The 4th argument is an optional key=value string separated by semicolons or newlines. Prefix keys with db., conn., or stmt. to target database, connection, or statement options.

let remote = read_adbc(
    "adbc_driver_postgresql",
    "postgresql://user:pass@host/db",
    "select * from trades where qty > 0",
    "conn.autocommit=true;stmt.query_timeout_ms=5000"
);

Typical batch pipeline

import "csv";
import "parquet";

let raw = read_csv("measurements.txt", "", ";", false, "cat,f64")
    [select { station = col1, temp = col2 }];

let summary = raw[select {
    min_temp = min(temp),
    avg_temp = mean(temp),
    max_temp = max(temp)
}, by station, order station];

write_parquet(summary, "out/summary.parquet");

When to choose which format

Choose CSV when

  • You are ingesting raw files from outside systems.
  • You need human-readable interchange.
  • You need delimiter or headerless-file flexibility.

Choose Parquet when

  • You control both ends of the pipeline.
  • You want better typed persistence and faster reloads.
  • You are caching a cleaned dataset for repeated analysis.

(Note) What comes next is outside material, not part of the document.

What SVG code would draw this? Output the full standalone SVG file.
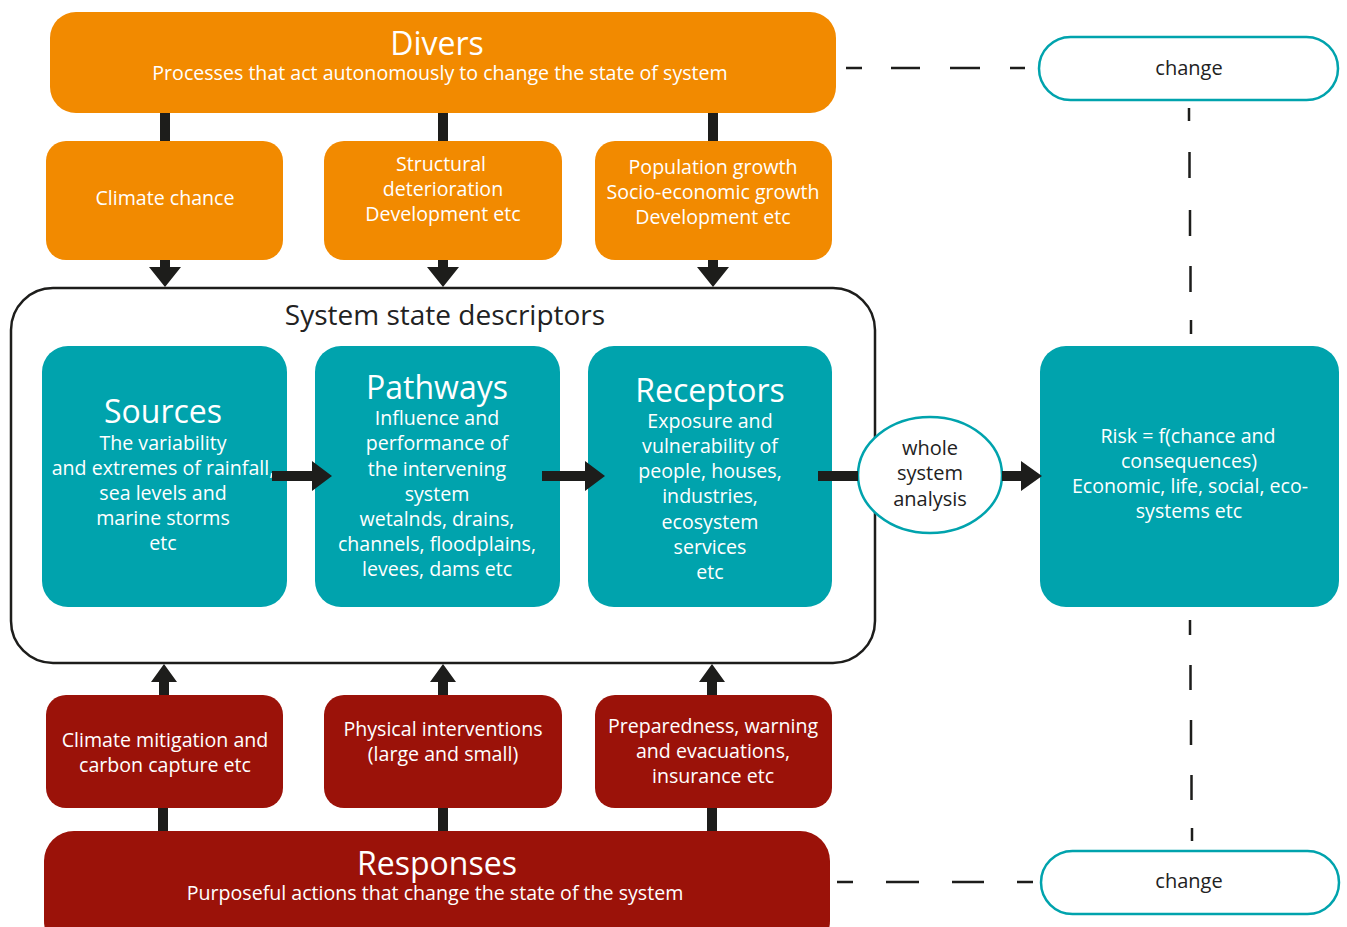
<svg xmlns="http://www.w3.org/2000/svg" width="1347" height="927" viewBox="0 0 1347 927">
<defs>
<style>
text{font-family:"Open Sans","Liberation Sans",sans-serif;text-anchor:middle;}
.w{fill:#ffffff;font-size:19.6px;}
.big{fill:#ffffff;font-size:32px;}
.d{fill:#222222;font-size:20px;}
.or{fill:#F28A00;}
.tl{fill:#00A3AD;}
.rd{fill:#9B1209;}
.bar{fill:#1d1d1b;}
.dash{stroke:#1d1d1b;stroke-width:2.5;fill:none;}
</style>
</defs>
<rect width="1347" height="927" fill="#ffffff"/>

<g id="divers">
<rect class="or" x="50" y="12" width="786" height="101" rx="26"/>
<text class="big" x="437" y="55">Divers</text>
<text class="w" x="440" y="80">Processes that act autonomously to change the state of system</text>
</g>

<g id="climate-chance">
<rect class="or" x="46" y="141" width="237" height="119" rx="20"/>
<text class="w" x="165" y="205">Climate chance</text>
</g>
<g id="structural">
<rect class="or" x="324" y="141" width="238" height="119" rx="20"/>
<text class="w" x="441" y="171">Structural</text>
<text class="w" x="443" y="196">deterioration</text>
<text class="w" x="443" y="221">Development etc</text>
</g>
<g id="population">
<rect class="or" x="595" y="141" width="237" height="119" rx="20"/>
<text class="w" x="713" y="174">Population growth</text>
<text class="w" x="713" y="199">Socio-economic growth</text>
<text class="w" x="713" y="224">Development etc</text>
</g>

<g id="system-state">
<rect x="11" y="288" width="864" height="375" rx="42" fill="#ffffff" stroke="#1d1d1b" stroke-width="2.5"/>
<text x="445" y="325" fill="#222222" font-size="28px">System state descriptors</text>
</g>

<g id="sources">
<rect class="tl" x="42" y="346" width="245" height="261" rx="26"/>
<text class="big" x="163" y="423">Sources</text>
<text class="w" x="163" y="450">The variability</text>
<text class="w" x="163" y="475">and extremes of rainfall,</text>
<text class="w" x="163" y="500">sea levels and</text>
<text class="w" x="163" y="525">marine storms</text>
<text class="w" x="163" y="550">etc</text>
</g>
<g id="pathways">
<rect class="tl" x="315" y="346" width="245" height="261" rx="26"/>
<text class="big" x="437" y="399">Pathways</text>
<text class="w" x="437" y="425">Influence and</text>
<text class="w" x="437" y="450">performance of</text>
<text class="w" x="437" y="476">the intervening</text>
<text class="w" x="437" y="501">system</text>
<text class="w" x="437" y="526">wetalnds, drains,</text>
<text class="w" x="437" y="551">channels, floodplains,</text>
<text class="w" x="437" y="576">levees, dams etc</text>
</g>
<g id="receptors">
<rect class="tl" x="588" y="346" width="244" height="261" rx="26"/>
<text class="big" x="710" y="402">Receptors</text>
<text class="w" x="710" y="428">Exposure and</text>
<text class="w" x="710" y="453">vulnerability of</text>
<text class="w" x="710" y="478">people, houses,</text>
<text class="w" x="710" y="503">industries,</text>
<text class="w" x="710" y="529">ecosystem</text>
<text class="w" x="710" y="554">services</text>
<text class="w" x="710" y="579">etc</text>
</g>

<g id="whole-system">
<ellipse cx="930" cy="475" rx="72" ry="58" fill="#ffffff" stroke="#00A3AD" stroke-width="2.5"/>
<text class="d" x="930" y="455">whole</text>
<text class="d" x="930" y="480">system</text>
<text class="d" x="930" y="506">analysis</text>
</g>

<g id="risk">
<rect class="tl" x="1040" y="346" width="299" height="261" rx="26"/>
<text class="w" x="1188" y="443">Risk = f(chance and</text>
<text class="w" x="1189" y="468">consequences)</text>
<text class="w" x="1190" y="493">Economic, life, social, eco-</text>
<text class="w" x="1189" y="518">systems etc</text>
</g>

<g id="change-top">
<rect x="1039" y="37" width="299" height="63" rx="31.5" fill="#ffffff" stroke="#00A3AD" stroke-width="2.5"/>
<text class="d" x="1189" y="75">change</text>
</g>
<g id="change-bottom">
<rect x="1041" y="851" width="298" height="63" rx="31.5" fill="#ffffff" stroke="#00A3AD" stroke-width="2.5"/>
<text class="d" x="1189" y="888">change</text>
</g>

<g id="climate-mitigation">
<rect class="rd" x="46" y="695" width="237" height="113" rx="20"/>
<text class="w" x="165" y="747">Climate mitigation and</text>
<text class="w" x="165" y="772">carbon capture etc</text>
</g>
<g id="physical">
<rect class="rd" x="324" y="695" width="238" height="113" rx="20"/>
<text class="w" x="443" y="736">Physical interventions</text>
<text class="w" x="443" y="761">(large and small)</text>
</g>
<g id="preparedness">
<rect class="rd" x="595" y="695" width="237" height="113" rx="20"/>
<text class="w" x="713" y="733">Preparedness, warning</text>
<text class="w" x="713" y="758">and evacuations,</text>
<text class="w" x="713" y="783">insurance etc</text>
</g>

<g id="responses">
<rect class="rd" x="44" y="831" width="786" height="120" rx="30"/>
<text class="big" x="437" y="875">Responses</text>
<text class="w" x="435" y="900">Purposeful actions that change the state of the system</text>
</g>

<g id="connectors">
<rect class="bar" x="160" y="113" width="10" height="28"/>
<rect class="bar" x="438" y="113" width="10" height="28"/>
<rect class="bar" x="708" y="113" width="10" height="28"/>
<path class="bar" d="M160,260 h10 v7 h11 l-16,20 l-16,-20 h11 z"/>
<path class="bar" d="M438,260 h10 v7 h11 l-16,20 l-16,-20 h11 z"/>
<path class="bar" d="M708,260 h10 v7 h11 l-16,20 l-16,-20 h11 z"/>
<path class="bar" d="M272,471 h40 v-10 l20,15 l-20,15 v-10 h-40 z"/>
<path class="bar" d="M542,471 h43 v-10 l20,15 l-20,15 v-10 h-43 z"/>
<rect class="bar" x="818" y="471" width="40" height="10"/>
<path class="bar" d="M1002,471 h19 v-10 l21,15 l-21,15 v-10 h-19 z"/>
<path class="bar" d="M159,695 v-13 h-8 l13,-18 l13,18 h-8 v13 z"/>
<path class="bar" d="M438,695 v-13 h-8 l13,-18 l13,18 h-8 v13 z"/>
<path class="bar" d="M707,695 v-13 h-8 l13,-18 l13,18 h-8 v13 z"/>
<rect class="bar" x="158" y="808" width="10" height="23"/>
<rect class="bar" x="438" y="808" width="10" height="23"/>
<rect class="bar" x="707" y="808" width="10" height="23"/>
<path class="dash" d="M846,68 H862 M891,68 H920 M950,68 H980 M1010,68 H1025"/>
<path class="dash" d="M837,882 H853 M886,882 H919 M952,882 H984 M1017,882 H1033"/>
<path class="dash" d="M1189,108 V121 M1189.5,152 V178 M1190,210 V236 M1190.5,266 V292 M1191,320 V334"/>
<path class="dash" d="M1190,620 V635 M1190.5,665 V690 M1191,720 V745 M1191.5,775 V800 M1192,828 V841"/>
</g>
</svg>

Choose SQLite via ADBC when

  • You want to stage a database table or query result into Ibex.
  • You want SQL pushdown for filtering, joins, or pre-aggregation.
  • You want to bridge into other ADBC-backed systems later.

Choose Kafka when

  • You want live event ingestion instead of batch file loads.
  • You want to feed Stream { ... } pipelines from a broker rather than UDP or WebSocket input.
  • You want a local Redpanda-backed demo that ends in a browser dashboard.